··· Provided records ···

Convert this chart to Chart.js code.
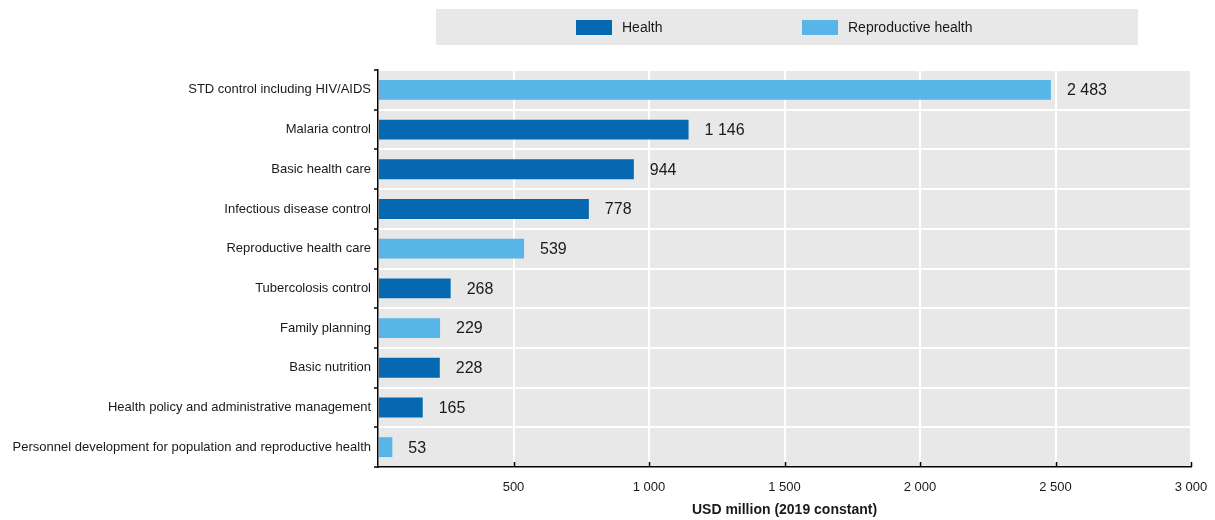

···
··· Provided records ···

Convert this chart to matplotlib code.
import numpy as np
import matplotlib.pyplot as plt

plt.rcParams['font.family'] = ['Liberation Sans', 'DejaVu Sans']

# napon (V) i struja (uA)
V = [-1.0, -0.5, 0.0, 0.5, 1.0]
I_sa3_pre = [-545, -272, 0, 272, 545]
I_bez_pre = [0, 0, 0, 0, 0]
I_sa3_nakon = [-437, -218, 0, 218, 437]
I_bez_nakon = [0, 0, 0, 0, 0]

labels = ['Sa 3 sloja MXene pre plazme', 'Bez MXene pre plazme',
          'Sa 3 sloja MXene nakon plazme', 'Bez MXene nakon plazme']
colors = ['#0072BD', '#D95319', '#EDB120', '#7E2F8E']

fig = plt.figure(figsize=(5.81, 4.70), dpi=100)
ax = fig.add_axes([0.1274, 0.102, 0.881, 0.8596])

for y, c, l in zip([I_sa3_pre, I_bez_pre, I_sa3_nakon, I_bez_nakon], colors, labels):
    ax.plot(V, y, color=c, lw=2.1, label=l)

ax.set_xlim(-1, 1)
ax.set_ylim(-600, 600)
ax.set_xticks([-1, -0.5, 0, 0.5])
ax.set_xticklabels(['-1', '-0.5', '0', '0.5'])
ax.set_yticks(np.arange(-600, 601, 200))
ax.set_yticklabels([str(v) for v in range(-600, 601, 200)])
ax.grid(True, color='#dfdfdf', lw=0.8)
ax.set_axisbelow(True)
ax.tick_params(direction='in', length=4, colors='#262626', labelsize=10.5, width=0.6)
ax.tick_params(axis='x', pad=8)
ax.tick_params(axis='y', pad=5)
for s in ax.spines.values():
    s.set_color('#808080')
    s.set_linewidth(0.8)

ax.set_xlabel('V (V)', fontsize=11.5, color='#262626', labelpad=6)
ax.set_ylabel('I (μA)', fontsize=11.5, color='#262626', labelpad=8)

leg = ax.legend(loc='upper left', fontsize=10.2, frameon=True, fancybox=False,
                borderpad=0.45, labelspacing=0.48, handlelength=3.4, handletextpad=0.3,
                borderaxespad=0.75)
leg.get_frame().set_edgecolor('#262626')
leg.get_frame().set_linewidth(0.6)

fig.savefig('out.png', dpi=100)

···
··· Provided records ···

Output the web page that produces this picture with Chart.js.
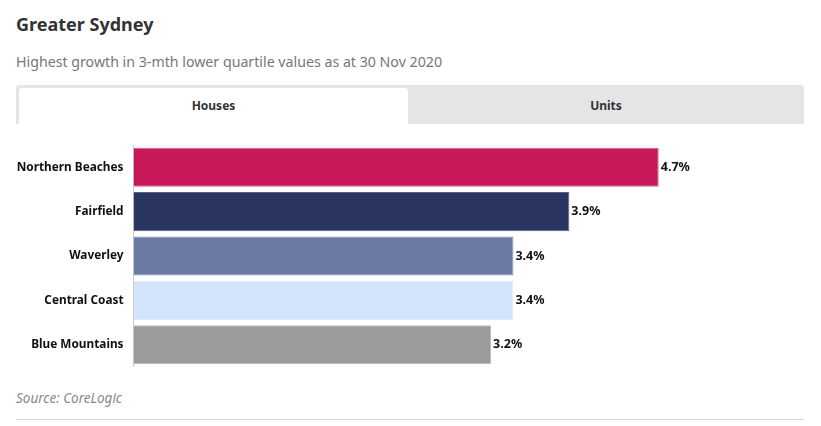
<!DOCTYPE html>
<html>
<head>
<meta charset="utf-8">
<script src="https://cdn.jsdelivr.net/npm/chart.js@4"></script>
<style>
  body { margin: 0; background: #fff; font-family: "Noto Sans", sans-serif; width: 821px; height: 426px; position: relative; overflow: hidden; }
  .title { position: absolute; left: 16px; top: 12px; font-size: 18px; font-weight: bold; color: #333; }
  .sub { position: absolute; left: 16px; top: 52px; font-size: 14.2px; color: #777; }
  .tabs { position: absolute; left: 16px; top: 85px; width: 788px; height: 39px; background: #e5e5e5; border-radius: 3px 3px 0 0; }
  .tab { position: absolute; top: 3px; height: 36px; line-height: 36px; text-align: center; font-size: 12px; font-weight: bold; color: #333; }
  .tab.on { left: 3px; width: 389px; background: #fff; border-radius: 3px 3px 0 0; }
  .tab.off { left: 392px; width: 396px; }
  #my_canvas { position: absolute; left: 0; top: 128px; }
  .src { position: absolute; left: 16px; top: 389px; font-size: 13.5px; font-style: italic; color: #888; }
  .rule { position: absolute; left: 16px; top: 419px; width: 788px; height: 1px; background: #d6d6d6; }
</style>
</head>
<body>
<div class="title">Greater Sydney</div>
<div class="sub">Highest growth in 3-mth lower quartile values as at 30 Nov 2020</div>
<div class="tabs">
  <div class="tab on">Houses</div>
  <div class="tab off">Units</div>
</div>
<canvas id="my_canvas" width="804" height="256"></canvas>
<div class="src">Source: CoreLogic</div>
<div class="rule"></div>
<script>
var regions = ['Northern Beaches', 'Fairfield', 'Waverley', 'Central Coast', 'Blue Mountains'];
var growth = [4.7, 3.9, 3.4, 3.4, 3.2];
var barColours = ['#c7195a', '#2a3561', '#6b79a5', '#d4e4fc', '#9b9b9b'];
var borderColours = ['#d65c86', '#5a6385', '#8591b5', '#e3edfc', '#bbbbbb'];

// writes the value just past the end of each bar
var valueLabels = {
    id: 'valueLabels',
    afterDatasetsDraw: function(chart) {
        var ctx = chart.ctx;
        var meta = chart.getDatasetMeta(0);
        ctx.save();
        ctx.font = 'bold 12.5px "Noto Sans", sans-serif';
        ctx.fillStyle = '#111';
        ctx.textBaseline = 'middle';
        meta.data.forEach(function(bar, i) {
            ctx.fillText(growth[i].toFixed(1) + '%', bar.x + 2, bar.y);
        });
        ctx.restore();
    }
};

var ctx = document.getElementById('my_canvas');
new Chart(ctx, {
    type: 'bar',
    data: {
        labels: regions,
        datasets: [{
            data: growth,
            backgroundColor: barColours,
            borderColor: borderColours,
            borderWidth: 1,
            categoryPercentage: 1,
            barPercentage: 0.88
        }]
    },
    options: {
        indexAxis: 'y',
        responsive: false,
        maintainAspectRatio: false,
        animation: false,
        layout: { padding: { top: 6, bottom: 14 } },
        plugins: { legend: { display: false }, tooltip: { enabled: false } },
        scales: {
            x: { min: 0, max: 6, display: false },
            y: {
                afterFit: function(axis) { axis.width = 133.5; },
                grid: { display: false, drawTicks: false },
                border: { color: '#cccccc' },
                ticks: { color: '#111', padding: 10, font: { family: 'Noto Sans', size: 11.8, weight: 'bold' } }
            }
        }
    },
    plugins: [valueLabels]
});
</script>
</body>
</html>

···

Your objective
Using the entries above, repeat only the lines from the one containing "Convert this chart to matplotlib code." through the one containing "fig.savefig('out.png', dpi=100)", end lines included.

Result below
Convert this chart to matplotlib code.
import numpy as np
import matplotlib.pyplot as plt

plt.rcParams['font.family'] = ['Liberation Sans', 'DejaVu Sans']

# napon (V) i struja (uA)
V = [-1.0, -0.5, 0.0, 0.5, 1.0]
I_sa3_pre = [-545, -272, 0, 272, 545]
I_bez_pre = [0, 0, 0, 0, 0]
I_sa3_nakon = [-437, -218, 0, 218, 437]
I_bez_nakon = [0, 0, 0, 0, 0]

labels = ['Sa 3 sloja MXene pre plazme', 'Bez MXene pre plazme',
          'Sa 3 sloja MXene nakon plazme', 'Bez MXene nakon plazme']
colors = ['#0072BD', '#D95319', '#EDB120', '#7E2F8E']

fig = plt.figure(figsize=(5.81, 4.70), dpi=100)
ax = fig.add_axes([0.1274, 0.102, 0.881, 0.8596])

for y, c, l in zip([I_sa3_pre, I_bez_pre, I_sa3_nakon, I_bez_nakon], colors, labels):
    ax.plot(V, y, color=c, lw=2.1, label=l)

ax.set_xlim(-1, 1)
ax.set_ylim(-600, 600)
ax.set_xticks([-1, -0.5, 0, 0.5])
ax.set_xticklabels(['-1', '-0.5', '0', '0.5'])
ax.set_yticks(np.arange(-600, 601, 200))
ax.set_yticklabels([str(v) for v in range(-600, 601, 200)])
ax.grid(True, color='#dfdfdf', lw=0.8)
ax.set_axisbelow(True)
ax.tick_params(direction='in', length=4, colors='#262626', labelsize=10.5, width=0.6)
ax.tick_params(axis='x', pad=8)
ax.tick_params(axis='y', pad=5)
for s in ax.spines.values():
    s.set_color('#808080')
    s.set_linewidth(0.8)

ax.set_xlabel('V (V)', fontsize=11.5, color='#262626', labelpad=6)
ax.set_ylabel('I (μA)', fontsize=11.5, color='#262626', labelpad=8)

leg = ax.legend(loc='upper left', fontsize=10.2, frameon=True, fancybox=False,
                borderpad=0.45, labelspacing=0.48, handlelength=3.4, handletextpad=0.3,
                borderaxespad=0.75)
leg.get_frame().set_edgecolor('#262626')
leg.get_frame().set_linewidth(0.6)

fig.savefig('out.png', dpi=100)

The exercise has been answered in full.